Post Tue Jun 29, 2004 5:03 pm
Grand Scale BBQ Deputy
BBQ Deputy

Posts: 4272
Location: York, PA
Sorry Rich, sometimes sarcasm is tough to pick up when typing. But I agree with your assesment of the pot with the valve. I'm afraid that with that much heating and cooling that sucker would be bound to give out.
I have a 60qt stainless pot with a basket and love it. Its all I use anymore. The only problem I have is thats it a bit warped on the bottom in the shape of the burner bars due to the heat and the weight. (I use mine for 15 gallon batches of chili!). It warps because the stainless is thinner than aluminum but it is far easier to clean.

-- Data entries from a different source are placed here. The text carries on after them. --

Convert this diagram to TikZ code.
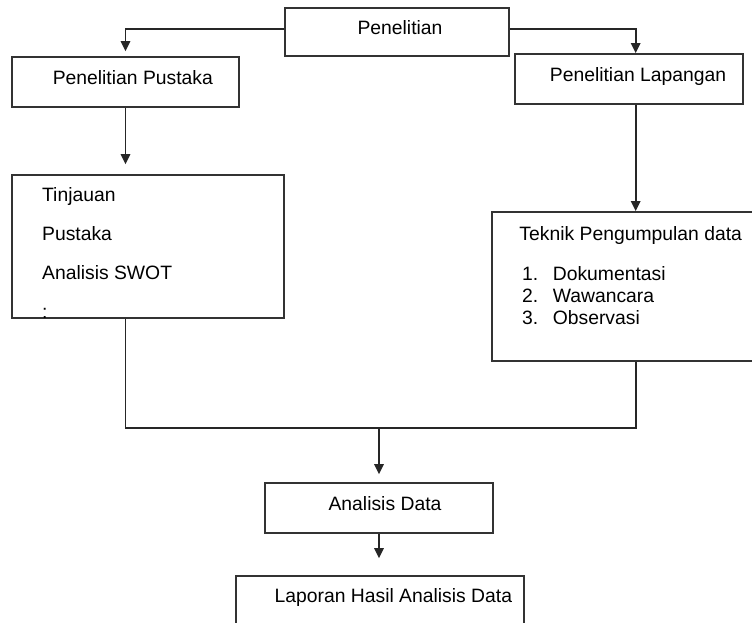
\documentclass[tikz,border=0pt]{standalone}
\usepackage{fontspec}
\setmainfont{Liberation Sans}
\usetikzlibrary{arrows.meta,positioning}

\begin{document}
\begin{tikzpicture}[
        x=0.75pt, y=-0.75pt,
        font=\fontsize{14.5}{16.5}\selectfont,
        every node/.style={text centered},
        box/.style={draw=black!80, line width=1.2pt, inner sep=0pt, text height=11pt, text depth=8pt},
        list/.style={align=left, inner sep=0pt},
        link/.style={draw=black!85, line width=1.4pt},
        arrow/.style={link, -{Triangle[length=7.5pt,width=7pt]}},
    ]
    \useasboundingbox (0,0) rectangle (752,622);
    \node[box, minimum width=168pt, minimum height=36pt] (pen) at (397,32) {\hspace*{4.5pt}Penelitian};
    \node[box, minimum width=170pt, minimum height=37.5pt] (pus) at (125.5,82) {\hspace*{11pt}Penelitian Pustaka};
    \node[box, minimum width=171pt, minimum height=37.5pt] (lap) at (629,79) {\hspace*{13.5pt}Penelitian Lapangan};
    \node[box, minimum width=204pt, minimum height=107.25pt] (tin) at (148,246.5) {};
    \node[box, minimum width=198pt, minimum height=111.75pt] (tek) at (624,286.5) {};
    \node[box, minimum width=171pt, minimum height=37.5pt] (ana) at (379,508) {\hspace*{9pt}Analisis Data};
    \node[box, minimum width=216pt, minimum height=60pt, text depth=32pt] (rep) at (380,616) {\hspace*{20pt}Laporan Hasil Analisis Data};
    % isi kotak
    \node[list, below right=10pt and 23pt of tin.north west] (tintxt)
        {Tinjauan\\[12.75pt]Pustaka\\[12.75pt]Analisis SWOT\\[12.75pt]:};
    \node[list, below right=11pt and 21pt of tek.north west] (tektxt)
        {Teknik Pengumpulan data\\[13.5pt]
         \hspace*{2pt}\makebox[23pt][l]{1.}Dokumentasi\\
         \hspace*{2pt}\makebox[23pt][l]{2.}Wawancara\\
         \hspace*{2pt}\makebox[23pt][l]{3.}Observasi};
    % panah
    \draw[arrow, shorten >=3.75pt] ([yshift=2.25pt]pen.west) -| (pus.north);
    \draw[arrow] ([yshift=2.25pt]pen.east) -| ([xshift=5pt]lap.north);
    \draw[arrow, shorten >=7.5pt] (pus.south) -- (pus.south |- tin.north);
    \draw[arrow] ([xshift=5pt]lap.south) -- ([xshift=5pt]lap.south |- tek.north);
    \coordinate (mrg) at (379,428);
    \draw[link] (pus.south |- tin.south) |- (mrg) -| ([xshift=5pt]lap.south |- tek.south);
    \draw[arrow, shorten >=6pt] (mrg) -- (mrg |- ana.north);
    \draw[arrow, shorten >=12.75pt] (ana.south) -- (ana.south |- rep.north);
\end{tikzpicture}
\end{document}
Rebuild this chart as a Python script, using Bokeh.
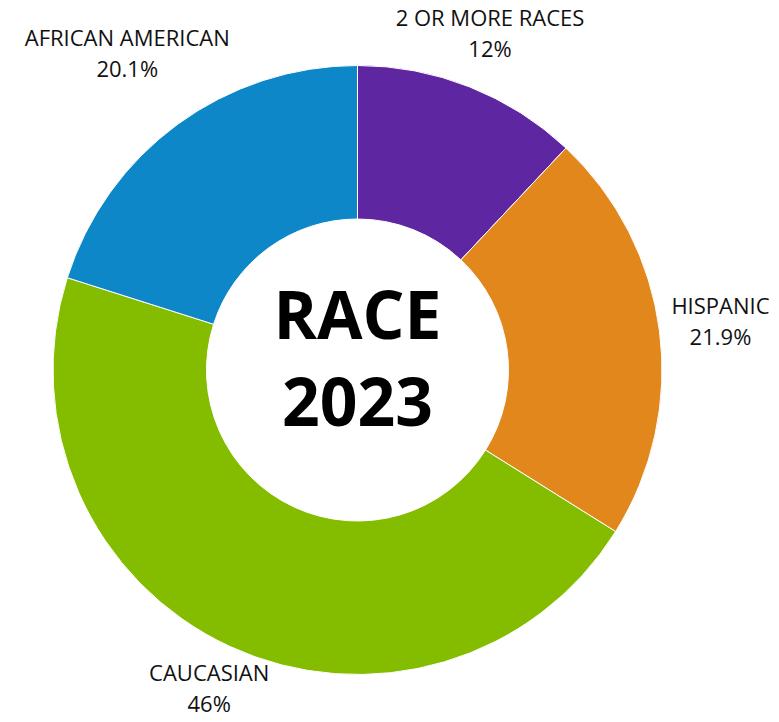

One word of caution, unless you Mod your burner larger pots can become a little unstable because the sit on top of the safety ring instead of inside it.
I've done mainly chili, turkeys, and wings in mine. I've been meaning to do a seafood boil but just haven't gotten to it yet. I use mine less now that I'm a certified grill nut.
As for the number of chickens its proportinate to the size of you pot. In my 60qt I can do a 25lb turkey with room to spare.
But if you have any other questions I'll do my best to answer.